Hours spent teaching: About eight to ten hours a week. I'm departmental careers adviser and I flag up how English gives students a range of employment skills. I invite people from the careers office to run workshops on presentations, cv-writing and so on. The service runs an annual student skills competition in which student teams from different departments give a presentation and run an exhibition stand. This year's was last week, and the English team won. It was a triumph. English gets a bad press and can be seen as a "flabby" subject with little practical application. Our team of students wrote a witty in-flight air-hostess sketch. I was their mentor but they did not need much prompting. Their PowerPoint presentation skills are much better than mine.

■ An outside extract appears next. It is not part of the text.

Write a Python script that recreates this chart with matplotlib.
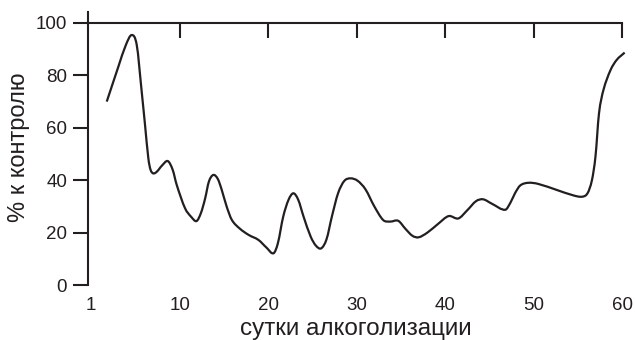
import matplotlib
matplotlib.use("Agg")
import matplotlib.pyplot as plt
from matplotlib.path import Path
from matplotlib.patches import PathPatch

# Values (day, % of control)
days = [1.75, 3.06, 3.9, 4.57, 5.14, 5.7, 6.08, 6.45, 6.7,
        7.0, 7.4, 8.0, 8.65, 9.2, 9.66, 10.6, 11.3, 11.9, 12.4, 12.87, 13.3,
        13.8, 14.3, 14.75, 15.3, 15.9, 16.8, 17.8, 18.9, 19.8, 20.6, 21.1,
        21.7, 22.3, 22.85, 23.4, 24.0, 24.8, 25.4, 26.0, 26.6, 27.2, 27.9,
        28.6, 29.3, 30.1, 31.0, 32.0, 33.0, 33.8, 34.7, 35.5, 36.3, 37.0,
        38.0, 39.2, 40.4, 41.5, 42.5, 43.5, 44.3, 45.3, 46.8, 47.4, 47.9,
        48.5, 49.4, 50.5, 52.6, 54.5, 55.5, 56.1, 56.6, 57.0, 57.4, 57.9,
        58.7, 59.4, 60.3]
percent = [70, 83.3, 91.5, 95.4, 91.6, 73.8, 61, 48.4, 44,
           42.6, 43.2, 45.6, 47.3, 44, 38.2, 29.3, 26, 24.4, 27.5, 33, 39.5,
           42, 40.5, 36.3, 30, 24.8, 21.5, 19.1, 17.2, 14.3, 12.1, 16,
           26.1, 32.5, 35, 32.5, 26.1, 18.5, 15, 14, 17.5, 26.1, 35,
           39.7, 40.7, 39.8, 36.5, 30, 24.8, 24.2, 24.5, 21.5, 18.8, 18.2,
           20, 23.3, 26.3, 25.4, 28.5, 32, 32.7, 31, 28.7, 31.5, 35,
           38, 39, 38.6, 36.3, 34.2, 33.7, 35, 40, 49, 65.5, 74.4,
           82, 85.9, 88.7]

x_ticks = [0, 10, 20, 30, 40, 50, 60]
x_labels = ["1", "10", "20", "30", "40", "50", "60"]
top_ticks = [10, 20, 30, 40, 50, 60]
y_ticks = [0, 20, 40, 60, 80, 100]

ink = "#231f20"
plt.rcParams["font.family"] = ["Liberation Sans", "DejaVu Sans"]


def smooth_path(xs, ys):
    # cubic bezier through every read point, tangents from neighbours
    n = len(xs)
    slopes = []
    for i in range(n):
        a = max(i - 1, 0)
        b = min(i + 1, n - 1)
        slopes.append((ys[b] - ys[a]) / (xs[b] - xs[a]))
    verts = [(xs[0], ys[0])]
    codes = [Path.MOVETO]
    for i in range(n - 1):
        h = (xs[i + 1] - xs[i]) / 3
        verts += [(xs[i] + h, ys[i] + slopes[i] * h),
                  (xs[i + 1] - h, ys[i + 1] - slopes[i + 1] * h),
                  (xs[i + 1], ys[i + 1])]
        codes += [Path.CURVE4] * 3
    return Path(verts, codes)


fig = plt.figure(figsize=(6.35, 3.4), dpi=100)
ax = fig.add_axes([88 / 635, 1 - 285 / 340, 534 / 635, 273.3 / 340])

curve = PathPatch(smooth_path(days, percent), facecolor="none", edgecolor=ink,
                  linewidth=1.6, joinstyle="round", capstyle="butt", clip_on=False)
ax.add_patch(curve)

ax.set_xlim(-0.37, 60.0)
ax.set_ylim(0, 104.3)

for side in ["top", "right", "bottom"]:
    ax.spines[side].set_visible(False)
ax.spines["left"].set_color(ink)
ax.spines["left"].set_linewidth(1.5)

ax.set_yticks(y_ticks)
ax.tick_params(axis="y", direction="out", length=11, width=1.5, color=ink,
               labelsize=13.5, labelcolor=ink, pad=4)
ax.set_xticks(x_ticks)
ax.set_xticklabels(x_labels)
ax.tick_params(axis="x", length=0, labelsize=13.5, labelcolor=ink, pad=9)

# top line at 100 with downward ticks
top = ax.secondary_xaxis(100 / 104.3)
top.set_xticks(top_ticks)
top.set_xticklabels([])
top.tick_params(direction="in", length=11, width=1.5, color=ink)
top.spines["top"].set_color(ink)
top.spines["top"].set_linewidth(1.5)

fig.text(356 / 635, 5 / 340, "сутки алкоголизации", ha="center",
         va="baseline", fontsize=17.5, color=ink)
fig.text(19 / 635, 1 - 147 / 340, "% к контролю", ha="center", va="center",
         rotation=90, fontsize=17, color=ink)

fig.savefig("out.png", dpi=100)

Hours on red tape: Maybe I'm slow, but it feels equal to time spent teaching.

Hours on research: Ideally one day a week, but if term is busy, it gets pushed to weekends. I write poetry and research poetics, critical theory and theories of the body.

Teaching bugbear: Long silences in seminars.

How do you solve it? Sometimes I walk out and leave them to it. I go and photocopy for a couple of minutes. Other times we joke about it, or I split them into groups.

Worst teaching moment? As a postgraduate I had to synchronise a videotape with a senior lecturer's presentation. She'd cued it on her machine at home but it was out of time on the university equipment. She threw the video case at me.

Funniest? When new groups don't recognise I'm a tutor and say things they might later regret. Someone once said: "Apparently this Tiffany what's-her-name writes really rude poetry." They must have been rather disappointed.

My teaching tip? Encourage students to go out on a limb in their writing. If they are too safe, it deadens things.

Outside interests: Jogging, percussion and reading, writing or listening to poetry.